WORK INSTRUCTIONS:
Go through the listing below and gather every line with the word "Output".

SOURCE MATERIAL:
## start

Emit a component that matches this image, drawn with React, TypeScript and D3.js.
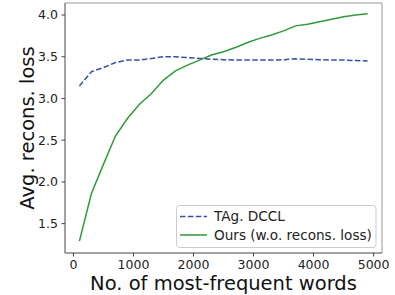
import React from "react";
import * as d3 from "d3";

const vocabSizes = [100, 300, 500, 700, 900, 1100, 1300, 1500, 1700, 1900, 2100, 2300, 2500,
  2700, 2900, 3100, 3300, 3500, 3700, 3900, 4100, 4300, 4500, 4700, 4900];
const dcclLoss = [3.15, 3.32, 3.37, 3.43, 3.46, 3.46, 3.48, 3.5, 3.5, 3.49, 3.48, 3.47, 3.465,
  3.46, 3.46, 3.46, 3.46, 3.465, 3.475, 3.47, 3.465, 3.46, 3.46, 3.455, 3.45];
const oursLoss = [1.29, 1.86, 2.21, 2.55, 2.76, 2.93, 3.06, 3.22, 3.33, 3.4, 3.46, 3.52, 3.56,
  3.61, 3.67, 3.72, 3.76, 3.81, 3.87, 3.89, 3.92, 3.95, 3.98, 4.0, 4.015];
const xTicks = [0, 1000, 2000, 3000, 4000, 5000];
const yTicks = [1.5, 2.0, 2.5, 3.0, 3.5, 4.0];
const seriesNames = ["TAg. DCCL", "Ours (w.o. recons. loss)"];

const W = 395, H = 295;
const left = 65, right = 382, top = 3, bottom = 253;
const font = "DejaVu Sans, sans-serif";

export default function App() {
  const x = d3.scaleLinear([-140, 5140], [left, right]);
  const y = d3.scaleLinear([1.148, 4.144], [bottom, top]);
  const line = d3.line<number>((d, i) => x(vocabSizes[i]), (d) => y(d));

  return (
    <svg width={W} height={H} style={{ position: "absolute", left: 0, top: 0 }}>
      <rect width={W} height={H} fill="#fff" />
      <path d={line(dcclLoss)!} fill="none" stroke="#3450a8" strokeWidth={1.5} strokeDasharray="5.5,2.4" />
      <path d={line(oursLoss)!} fill="none" stroke="#2e9a38" strokeWidth={1.5} />

      <line x1={left} x2={right} y1={top} y2={top} stroke="#999" />
      <line x1={right} x2={right} y1={top} y2={bottom} stroke="#999" />
      <line x1={left} x2={left} y1={top} y2={bottom} stroke="#444" />
      <line x1={left} x2={right} y1={bottom} y2={bottom} stroke="#444" />

      {xTicks.map((t) => (
        <g key={t} transform={`translate(${x(t)},${bottom})`}>
          <line y2={3.5} stroke="#444" />
          <text y={16} textAnchor="middle" fontSize={12.5} fontFamily={font} fill="#222">{t}</text>
        </g>
      ))}
      {yTicks.map((t) => (
        <g key={t} transform={`translate(${left},${y(t)})`}>
          <line x2={-3.5} stroke="#444" />
          <text x={-7} dy="0.35em" textAnchor="end" fontSize={12.5} fontFamily={font} fill="#222">{t.toFixed(1)}</text>
        </g>
      ))}

      <text x={(left + right) / 2} y={290} textAnchor="middle" fontSize={19.5} fontFamily={font} fill="#111">
        No. of most-frequent words
      </text>
      <text transform={`translate(34,${(top + bottom) / 2}) rotate(-90)`} textAnchor="middle" fontSize={19.5} fontFamily={font} fill="#111">
        Avg. recons. loss
      </text>

      <g>
        <rect x={176.5} y={205.5} width={199.5} height={42} rx={3} fill="#fff" fillOpacity={0.8} stroke="#ccc" />
        {seriesNames.map((name, i) => (
          <g key={name} transform={`translate(180,${216.5 + i * 18.5})`}>
            <line x2={27} stroke={i === 0 ? "#3450a8" : "#2e9a38"} strokeWidth={1.5}
              strokeDasharray={i === 0 ? "5.5,2.4" : undefined} />
            <text x={34} dy="0.35em" fontSize={13.6} fontFamily={font} fill="#222">{name}</text>
          </g>
        ))}
      </g>
    </svg>
  );
}
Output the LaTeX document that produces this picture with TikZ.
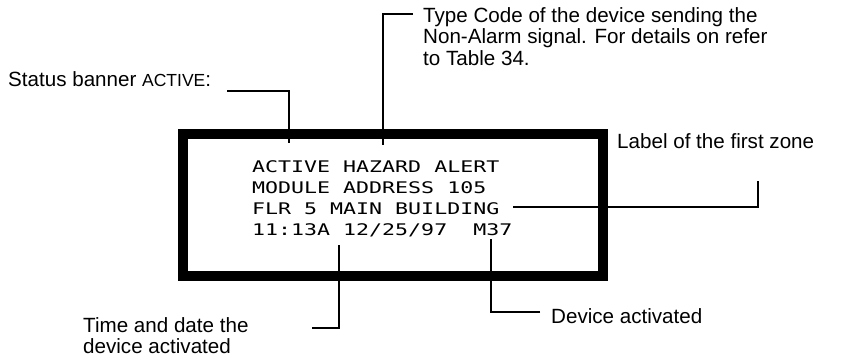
\documentclass[tikz,border=0pt]{standalone}
\usepackage{fontspec}
\setmainfont{Liberation Sans}
\newfontfamily\lcdfam{DejaVu Sans Mono}
\newcommand{\lcdtext}[1]{\scalebox{1.35}[1]{\lcdfam\fontsize{16}{16}\selectfont #1}}
\begin{document}
\begin{tikzpicture}[x=1pt,y=-1pt,
  lbl/.style={inner sep=0pt, anchor=base west, font=\fontsize{20.6}{21}\selectfont},
  lcd/.style={inner sep=0pt, anchor=base west},
  leader/.style={line width=1.6pt, line cap=butt, line join=miter},
  panel/.style={line width=10pt, line join=miter}]
\useasboundingbox (0,0) rectangle (850,360);
% display panel
\draw[panel] (183,134) rectangle (603,276);
\node[lcd] (l1) at (252,172.5) {\lcdtext{ACTIVE HAZARD ALERT}};
\node[lcd] (l2) at (252,193.5) {\lcdtext{MODULE ADDRESS 105}};
\node[lcd] (l3) at (252,214.5) {\lcdtext{FLR 5 MAIN BUILDING}};
\node[lcd] (l4) at (252,235.5) {\lcdtext{11:13A 12/25/97\ \ M37}};
% labels (multi-line nodes: base anchor is on the last line)
\node[lbl] (status) at (8,86) {Status banner {\fontsize{17.5}{18}\selectfont ACTIVE}:};
\node[lbl, align=left] (type) at (423,65) {Type Code of the device sending the\\[0.5pt]Non-Alarm signal. For details on refer\\[0.5pt]to Table 34.};
\node[lbl] (zone) at (617,148) {Label of the first zone};
\node[lbl] (dev) at (551,323) {Device activated};
\node[lbl, align=left] (time) at (83,353) {Time and date the\\[-0.5pt]device activated};
% leader end points
\coordinate (sA) at (227,91);
\coordinate (sB) at (289,143);
\coordinate (tA) at (413,14);
\coordinate (tB) at (383,145);
\coordinate (zA) at (758,181);
\coordinate (zB) at (513,207);
\coordinate (dA) at (540,312);
\coordinate (dB) at (491,239);
\coordinate (hA) at (312,328);
\coordinate (hB) at (339,245);
% leaders
\draw[leader] (sA) -| (sB);
\draw[leader] (tA) -| (tB);
\draw[leader] (zA) |- (zB);
\draw[leader] (dA) -| (dB);
\draw[leader] (hA) -| (hB);
\end{tikzpicture}
\end{document}
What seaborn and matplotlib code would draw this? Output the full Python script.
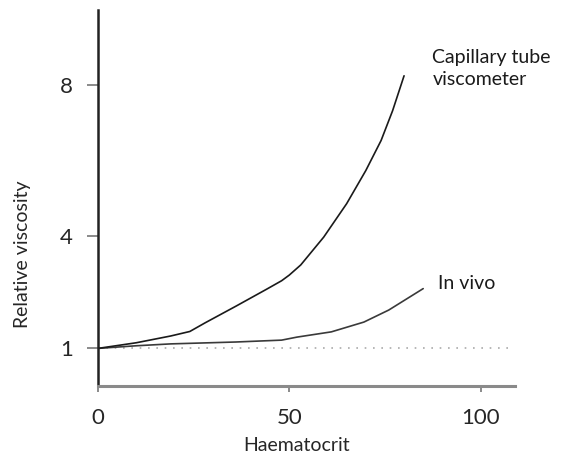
import matplotlib
matplotlib.use("Agg")
import matplotlib.pyplot as plt
import seaborn as sns
import pandas as pd

# values
capillary_hct = [0, 10, 19, 24, 28, 36, 44, 48, 50, 53, 59, 65, 70, 74, 77, 80]
capillary_visc = [1.0, 1.15, 1.33, 1.45, 1.68, 2.12, 2.57, 2.8, 2.95, 3.22, 3.96, 4.85, 5.73, 6.53, 7.32, 8.25]

invivo_hct = [0, 10, 19, 36, 48, 52, 61, 69.5, 76, 85]
invivo_visc = [1.0, 1.07, 1.12, 1.17, 1.22, 1.3, 1.44, 1.70, 2.02, 2.59]

plasma_hct = [0, 108]
plasma_visc = [1.0, 1.0]

y_ticks = [1, 4, 8]
x_ticks = [0, 50, 100]

cap = pd.DataFrame({"hct": capillary_hct, "visc": capillary_visc})
viv = pd.DataFrame({"hct": invivo_hct, "visc": invivo_visc})
pla = pd.DataFrame({"hct": plasma_hct, "visc": plasma_visc})

sns.set_style("white")
plt.rcParams["font.family"] = ["Lato", "DejaVu Sans"]

fig = plt.figure(figsize=(5.61, 4.66), dpi=100)
ax = fig.add_axes([98 / 561, 80 / 466, 417 / 561, 376 / 466])

sns.lineplot(data=pla, x="hct", y="visc", ax=ax, color="#aaaaaa",
             linestyle=(0, (1, 4)), linewidth=1.2)
sns.lineplot(data=viv, x="hct", y="visc", ax=ax, color="#3a3a3a", linewidth=1.2)
sns.lineplot(data=cap, x="hct", y="visc", ax=ax, color="#1a1a1a", linewidth=1.2)

ax.set_xlim(0, 109)
ax.set_ylim(0, 10)
ax.set_xticks(x_ticks)
ax.set_yticks(y_ticks)
ax.set_xticklabels([str(t) for t in x_ticks])
ax.set_yticklabels([str(t) for t in y_ticks])

for side in ["top", "right"]:
    ax.spines[side].set_visible(False)
ax.spines["left"].set_color("#222222")
ax.spines["left"].set_linewidth(1.8)
ax.spines["bottom"].set_color("#8a8a8a")
ax.spines["bottom"].set_linewidth(2.2)

ax.tick_params(axis="y", direction="out", length=8, width=1.2, color="#777777",
               labelsize=16, pad=10, left=True)
ax.tick_params(axis="x", direction="out", length=4, width=1.2, color="#777777",
               labelsize=16, pad=12, bottom=True)

ax.set_xlabel("Haematocrit", fontsize=14)
ax.set_ylabel("Relative viscosity", fontsize=14)
ax.xaxis.set_label_coords(0.475, -0.135)
ax.yaxis.set_label_coords(-0.16, 0.35)

ax.text(87.4, 8.95, "Capillary tube\nviscometer", fontsize=14, va="top",
        ha="left", linespacing=1.3, color="#1a1a1a")
ax.text(89, 2.73, "In vivo", fontsize=14, va="center", ha="left", color="#1a1a1a")

fig.savefig("out.png", dpi=100)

## end

FULL RESPONSE:
Output the LaTeX document that produces this picture with TikZ.
What seaborn and matplotlib code would draw this? Output the full Python script.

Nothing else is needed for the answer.